((
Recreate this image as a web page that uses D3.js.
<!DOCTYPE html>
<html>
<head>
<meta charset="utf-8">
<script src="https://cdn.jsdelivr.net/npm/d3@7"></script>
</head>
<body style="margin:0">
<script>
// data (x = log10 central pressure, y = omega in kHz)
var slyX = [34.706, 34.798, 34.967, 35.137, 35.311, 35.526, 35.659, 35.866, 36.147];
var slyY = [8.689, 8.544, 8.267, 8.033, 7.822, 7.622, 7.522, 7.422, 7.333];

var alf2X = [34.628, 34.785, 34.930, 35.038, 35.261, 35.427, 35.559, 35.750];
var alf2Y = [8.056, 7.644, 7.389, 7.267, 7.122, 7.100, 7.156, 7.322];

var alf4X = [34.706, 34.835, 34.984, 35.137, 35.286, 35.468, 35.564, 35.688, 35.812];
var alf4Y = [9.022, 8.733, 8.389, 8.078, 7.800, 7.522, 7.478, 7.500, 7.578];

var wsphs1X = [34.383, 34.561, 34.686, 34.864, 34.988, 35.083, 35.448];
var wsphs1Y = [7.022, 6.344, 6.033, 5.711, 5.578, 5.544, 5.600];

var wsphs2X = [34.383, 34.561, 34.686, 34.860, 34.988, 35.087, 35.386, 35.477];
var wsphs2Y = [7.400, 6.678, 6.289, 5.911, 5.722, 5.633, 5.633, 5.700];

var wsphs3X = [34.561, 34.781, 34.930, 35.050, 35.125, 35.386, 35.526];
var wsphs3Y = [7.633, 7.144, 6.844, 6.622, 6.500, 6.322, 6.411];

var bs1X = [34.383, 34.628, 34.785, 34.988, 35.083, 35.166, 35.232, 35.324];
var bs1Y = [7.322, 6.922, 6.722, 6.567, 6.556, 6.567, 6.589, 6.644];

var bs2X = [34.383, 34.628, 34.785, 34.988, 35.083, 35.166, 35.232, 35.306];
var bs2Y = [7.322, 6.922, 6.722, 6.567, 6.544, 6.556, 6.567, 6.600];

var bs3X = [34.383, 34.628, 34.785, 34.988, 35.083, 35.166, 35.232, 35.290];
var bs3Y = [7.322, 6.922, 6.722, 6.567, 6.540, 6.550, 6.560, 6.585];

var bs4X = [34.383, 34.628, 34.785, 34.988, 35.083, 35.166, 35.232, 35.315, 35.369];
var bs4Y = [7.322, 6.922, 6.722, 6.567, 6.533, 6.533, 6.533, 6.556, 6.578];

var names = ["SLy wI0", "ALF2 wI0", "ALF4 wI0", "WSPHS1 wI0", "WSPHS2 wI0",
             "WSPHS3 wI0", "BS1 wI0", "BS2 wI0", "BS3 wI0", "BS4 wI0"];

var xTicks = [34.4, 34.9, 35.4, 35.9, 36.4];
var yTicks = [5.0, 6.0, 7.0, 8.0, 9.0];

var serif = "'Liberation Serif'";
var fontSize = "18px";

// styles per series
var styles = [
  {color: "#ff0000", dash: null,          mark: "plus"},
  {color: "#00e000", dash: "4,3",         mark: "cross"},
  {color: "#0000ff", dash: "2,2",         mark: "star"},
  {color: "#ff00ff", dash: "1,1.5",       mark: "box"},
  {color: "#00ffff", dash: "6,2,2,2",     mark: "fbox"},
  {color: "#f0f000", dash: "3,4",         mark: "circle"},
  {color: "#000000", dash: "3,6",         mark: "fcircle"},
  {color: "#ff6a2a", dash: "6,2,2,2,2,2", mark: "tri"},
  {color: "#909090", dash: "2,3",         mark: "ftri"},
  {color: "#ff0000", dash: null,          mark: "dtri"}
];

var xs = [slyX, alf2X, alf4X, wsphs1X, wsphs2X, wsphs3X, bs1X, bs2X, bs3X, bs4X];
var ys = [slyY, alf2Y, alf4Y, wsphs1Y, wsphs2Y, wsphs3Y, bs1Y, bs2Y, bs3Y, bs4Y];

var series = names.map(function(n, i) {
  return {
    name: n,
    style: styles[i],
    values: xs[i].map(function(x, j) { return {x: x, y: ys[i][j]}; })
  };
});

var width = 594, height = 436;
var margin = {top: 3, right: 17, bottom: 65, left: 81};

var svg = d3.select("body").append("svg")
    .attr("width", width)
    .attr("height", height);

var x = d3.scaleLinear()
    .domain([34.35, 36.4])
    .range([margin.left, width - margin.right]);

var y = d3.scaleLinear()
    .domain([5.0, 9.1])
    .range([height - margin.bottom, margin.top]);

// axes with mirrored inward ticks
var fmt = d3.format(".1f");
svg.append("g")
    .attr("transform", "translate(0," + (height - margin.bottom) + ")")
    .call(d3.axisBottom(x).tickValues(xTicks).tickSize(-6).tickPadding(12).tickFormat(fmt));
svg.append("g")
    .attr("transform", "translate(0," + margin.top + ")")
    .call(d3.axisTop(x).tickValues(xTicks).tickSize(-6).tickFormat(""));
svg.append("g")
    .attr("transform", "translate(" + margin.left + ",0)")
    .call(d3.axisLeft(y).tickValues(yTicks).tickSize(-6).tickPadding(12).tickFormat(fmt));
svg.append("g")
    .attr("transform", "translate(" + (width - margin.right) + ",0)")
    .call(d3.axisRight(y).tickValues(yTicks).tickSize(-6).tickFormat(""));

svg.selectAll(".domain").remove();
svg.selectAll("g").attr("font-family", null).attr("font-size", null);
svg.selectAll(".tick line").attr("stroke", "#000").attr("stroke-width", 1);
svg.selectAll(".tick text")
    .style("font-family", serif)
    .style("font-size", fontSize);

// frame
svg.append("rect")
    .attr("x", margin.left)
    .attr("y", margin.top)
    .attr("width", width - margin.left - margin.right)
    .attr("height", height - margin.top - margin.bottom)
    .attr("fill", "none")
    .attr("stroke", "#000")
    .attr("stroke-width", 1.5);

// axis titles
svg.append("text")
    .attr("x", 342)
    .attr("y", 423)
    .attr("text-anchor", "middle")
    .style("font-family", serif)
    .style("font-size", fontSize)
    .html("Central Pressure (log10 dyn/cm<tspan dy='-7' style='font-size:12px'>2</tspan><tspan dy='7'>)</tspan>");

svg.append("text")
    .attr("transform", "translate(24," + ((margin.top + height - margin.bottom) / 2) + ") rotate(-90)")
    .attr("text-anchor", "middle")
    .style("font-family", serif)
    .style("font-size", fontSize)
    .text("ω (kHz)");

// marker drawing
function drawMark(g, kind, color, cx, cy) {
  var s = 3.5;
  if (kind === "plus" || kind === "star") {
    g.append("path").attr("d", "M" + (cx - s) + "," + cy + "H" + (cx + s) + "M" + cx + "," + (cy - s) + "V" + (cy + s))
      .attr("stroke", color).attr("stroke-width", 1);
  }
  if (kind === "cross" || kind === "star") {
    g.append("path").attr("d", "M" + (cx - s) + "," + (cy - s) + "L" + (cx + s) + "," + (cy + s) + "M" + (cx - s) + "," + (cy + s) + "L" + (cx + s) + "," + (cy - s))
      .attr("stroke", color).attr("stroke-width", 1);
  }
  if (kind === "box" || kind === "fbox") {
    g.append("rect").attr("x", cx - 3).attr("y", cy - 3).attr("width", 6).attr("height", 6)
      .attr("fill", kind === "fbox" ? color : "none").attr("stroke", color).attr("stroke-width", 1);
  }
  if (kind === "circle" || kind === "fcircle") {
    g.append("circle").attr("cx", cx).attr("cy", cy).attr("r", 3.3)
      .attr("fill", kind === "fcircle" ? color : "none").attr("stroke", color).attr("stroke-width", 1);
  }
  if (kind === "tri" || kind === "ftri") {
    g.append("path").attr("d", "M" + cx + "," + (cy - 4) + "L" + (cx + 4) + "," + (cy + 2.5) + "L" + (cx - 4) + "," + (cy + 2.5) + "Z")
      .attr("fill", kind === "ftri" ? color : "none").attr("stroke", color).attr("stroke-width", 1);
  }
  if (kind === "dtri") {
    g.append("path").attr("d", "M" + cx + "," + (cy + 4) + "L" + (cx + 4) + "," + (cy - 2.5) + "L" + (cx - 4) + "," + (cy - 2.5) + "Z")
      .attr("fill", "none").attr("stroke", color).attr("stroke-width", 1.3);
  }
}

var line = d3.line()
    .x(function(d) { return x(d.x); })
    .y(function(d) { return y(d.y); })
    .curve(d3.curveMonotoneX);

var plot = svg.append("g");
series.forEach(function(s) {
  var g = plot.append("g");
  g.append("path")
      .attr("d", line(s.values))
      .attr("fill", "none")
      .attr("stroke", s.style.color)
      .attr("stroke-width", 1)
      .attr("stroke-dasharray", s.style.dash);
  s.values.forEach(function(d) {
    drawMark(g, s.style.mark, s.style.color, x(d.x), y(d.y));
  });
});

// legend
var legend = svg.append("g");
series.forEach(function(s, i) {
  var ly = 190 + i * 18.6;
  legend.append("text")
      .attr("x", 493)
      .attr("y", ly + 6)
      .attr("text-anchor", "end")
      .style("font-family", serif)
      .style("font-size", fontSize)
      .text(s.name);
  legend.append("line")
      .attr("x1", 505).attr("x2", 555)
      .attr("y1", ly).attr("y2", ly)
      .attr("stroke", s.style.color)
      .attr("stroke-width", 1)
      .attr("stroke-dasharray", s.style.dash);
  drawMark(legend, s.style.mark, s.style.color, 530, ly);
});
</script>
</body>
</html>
))
Write out exactly the lines from the start of the material through the line with "7.100, 7.156, 7.322];". No other output is expected.

Recreate this image as a web page that uses D3.js.
<!DOCTYPE html>
<html>
<head>
<meta charset="utf-8">
<script src="https://cdn.jsdelivr.net/npm/d3@7"></script>
</head>
<body style="margin:0">
<script>
// data (x = log10 central pressure, y = omega in kHz)
var slyX = [34.706, 34.798, 34.967, 35.137, 35.311, 35.526, 35.659, 35.866, 36.147];
var slyY = [8.689, 8.544, 8.267, 8.033, 7.822, 7.622, 7.522, 7.422, 7.333];

var alf2X = [34.628, 34.785, 34.930, 35.038, 35.261, 35.427, 35.559, 35.750];
var alf2Y = [8.056, 7.644, 7.389, 7.267, 7.122, 7.100, 7.156, 7.322];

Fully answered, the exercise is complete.